Project Marathon: training highs

The beginner: Carol Williamson

A few weeks ago we whinged on about the downsides of training for the
marathon and it’s true there are a good few. Of late, not many of my friends have escaped the interminable boredom of me banging on about how far I ran yesterday, how far I am going to run tomorrow and how thoroughly over it all I am. And yet … there are some great things about signing up for this insane event too.

For every depressingly drizzly morning running along Embankment when you can barely see the London Eye, there is bound to be a morning when the sun shines as it rises, illuminating Tower Bridge and the Thames, and you realise what Wordsworth was on about. London is actually quite a beautiful city and running round it has made me more aware of that – experiencing moments of physical joy in your surroundings are rare, but a fair few of mine have been when training for this marathon in one of the London parks, on a sunny day.

The other great side-effect of all this training is the attendant weight loss. After years of yo-yo dieting, detoxes and mad starvation plans, I am now eating well-balanced, nutritious meals three times a day without even thinking about it. The weight has come off slowly and steadily and I really wish I had figured out earlier that eat less and move more is all the dieting advice you really need.

The best thing about all this training though will be the day itself, if I can show that a bit of application and determination can get a fairly average body with no innate athletic ability round 26.2 miles. That will be pretty special.

After all the highs and lows of training, actually completing the event will leave a sizeable hole in my life – I suspect it could almost be like a bereavement. But I’m really, really not going to sign up for another one …

The improver: Matt Kurton

In a Guardian interview earlier this week, Ronnie O’Sullivan talked enthusiastically about how running “clears his mind”. The words struck a chord because I was wondering what to write about the highs of training for a marathon – and, by extension, of running in general – and this everyday phrase seemed to offer a particular insight.

Running always clears my mind, brushing away the early morning cobwebs or helping me relax after a dodgy day, but there are times when it clears my mind in a way that nothing else can. On days like that, I’ll look back on a run and be unable to remember whole sections of the route. That’s not to say I get the most out of running when I’m not aware of it – if anything, the opposite is true. It’s as if when I’m most aware of the buzz of running, a switch turns to autopilot, and I relax completely. You wouldn’t know it to look at me, puffing along and sweating, but it’s probably as close as I get to meditating.

There are plenty of other, more straightforward pleasures too, like the peace and quiet, the solitude, and getting to watch the comings and goings of the seasons. At this time of year, the scenery changes every time I go out. A herd of cows wandered across my path a couple of weeks ago, carefully guarding newborn calves, and I’ve been watching a swan sit tight over a nest of eggs since the same day. As a runner you double up as a free-roaming explorer, and it doesn’t even matter if it’s raining, which is always handy.
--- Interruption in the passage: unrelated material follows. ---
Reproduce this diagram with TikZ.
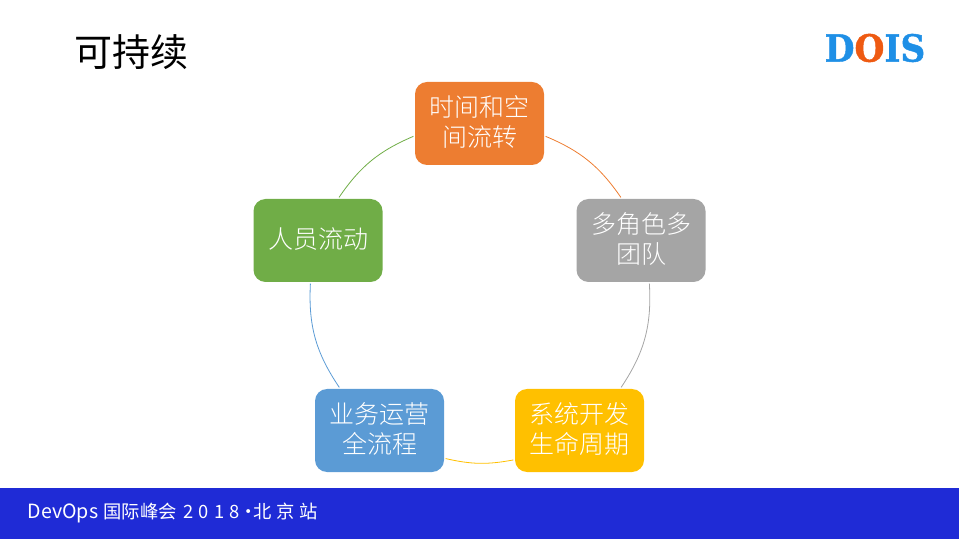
\documentclass[tikz,border=0pt]{standalone}
\usepackage{fontspec}
\usepackage{xcolor}
\setmainfont{Noto Sans CJK SC}
\newfontfamily\lightfont[UprightFont={* Light}]{Noto Sans CJK SC}
\newfontfamily\logofont[UprightFont={* Bold},FakeStretch=.92,FakeBold=1.2]{DejaVu Serif}
\definecolor{cOrange}{HTML}{ED7D31}
\definecolor{cGrey}{HTML}{A5A5A5}
\definecolor{cYellow}{HTML}{FFC000}
\definecolor{cBlue}{HTML}{5B9BD5}
\definecolor{cGreen}{HTML}{70AD47}
\definecolor{cBar}{HTML}{1F2BD6}
\definecolor{cLogoBlue}{HTML}{1E8FE6}
\definecolor{cLogoRed}{HTML}{EE5A12}
\newcommand{\topictext}[1]{\begin{tabular}{@{}c@{}}#1\\[-3.4pt]\end{tabular}}
\tikzset{
  topic/.style={rectangle, rounded corners=9pt, minimum width=96.75pt, minimum height=62.25pt,
    inner sep=0pt, outer sep=1.2pt, text=white,
    font=\lightfont\fontsize{18.75}{22.5}\selectfont},
  link/.style={line width=.6pt}
}
\begin{document}
\begin{tikzpicture}[x=.75pt, y=.75pt]
\useasboundingbox (0,0) rectangle (959,539);
\node[fill=cBar, minimum width=719.25pt, minimum height=38.25pt, inner sep=0pt, outer sep=0pt] (bar) at (479.5,25.5) {};
\node[inner sep=0pt, anchor=west, text=white, font=\fontsize{13.75}{16}\selectfont] (event) at (27.5,26) {{\fontsize{14.7}{16}\selectfont DevOps}\hspace{4pt}国际峰会\hspace{5pt}2\hspace{3.9pt}0\hspace{3.9pt}1\hspace{3.9pt}8\hspace{0pt}·\hspace{-3.6pt}北\hspace{3.4pt}京\hspace{3.4pt}站};
\node[inner sep=0pt, anchor=west, font=\fontsize{28.5}{34}\selectfont] (title) at (74,486.5) {可持续};
\node[inner sep=0pt, font=\logofont\fontsize{28}{32}\selectfont] (logo) at (875,491) {\textcolor{cLogoBlue}{D}\textcolor{cLogoRed}{O}\textcolor{cLogoBlue}{IS}};
\node[topic, fill=cOrange] (time) at (479.5,415.5) {\topictext{时间和空\\间流转}};
\node[topic, fill=cGrey] (roles) at (641,298.5) {\topictext{多角色多\\团队}};
\node[topic, fill=cYellow] (cycle) at (579.5,108.5) {\topictext{系统开发\\生命周期}};
\node[topic, fill=cBlue] (ops) at (379.5,108.5) {\topictext{业务运营\\全流程}};
\node[topic, fill=cGreen] (staff) at (318,298.5) {\topictext{人员流动}};
\draw[link, cOrange] (time.-11.5) to[bend left=16.3] (roles.115.8);
\draw[link, cGrey] (roles.-79.3) to[bend left=18.5] (cycle.46.3);
\draw[link, cYellow] (cycle.204.6) to[bend left=11.8] (ops.-23.9);
\draw[link, cBlue] (ops.133.7) to[bend left=18.5] (staff.-100.7);
\draw[link, cGreen] (staff.64.2) to[bend left=16.3] (time.191.5);
\end{tikzpicture}
\end{document}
In terms of the best bits of training specifically for a marathon, it’s always satisfying to feel your fitness improve, and to realise that a distance which seemed impossible a few weeks ago has become manageable without you even noticing. The sense of achievement that comes with completing the long training runs is a big highlight for me, as is being able to eat huge platefuls of food (although admittedly not a tendency I tend to limit to times when I’m training).

And then there are all the things to enjoy on the day itself, from the small pleasures – like the unique sound of hundreds of pairs of trainers padding along on asphalt together – to the fact that every single person there has their own personal goal in mind, and that those tens of thousands of individual dreams add up to a giant sense of camaraderie and shared purpose.

Spend too much time thinking about it and, like any sport, running starts to make less sense. It’s absurd, really, to leave home and run 20 miles, only to end up back in the same place you started. It’s fairly bizarre to set yourself a target, strive towards it for months, and then – whether you achieve it or not – to set yourself another target and start the whole process again. Haruki Murakami, the marathon-running Japanese author, compares the process to pouring water into a saucepan with a hole in the bottom, and he’s got a point.

But he didn’t mean it as a criticism. He just knew that, as I’ve said before, for a lot of people running becomes an addiction. That’s certainly the case for me, and I’ve got no interest at all in hunting down a cure; there’s just too much I enjoy about it. Whatever happens in London, you can guarantee I’ll be back for more, lacing up my trainers, reaching for my own holey saucepan and getting out there to start clearing out my mind all over again.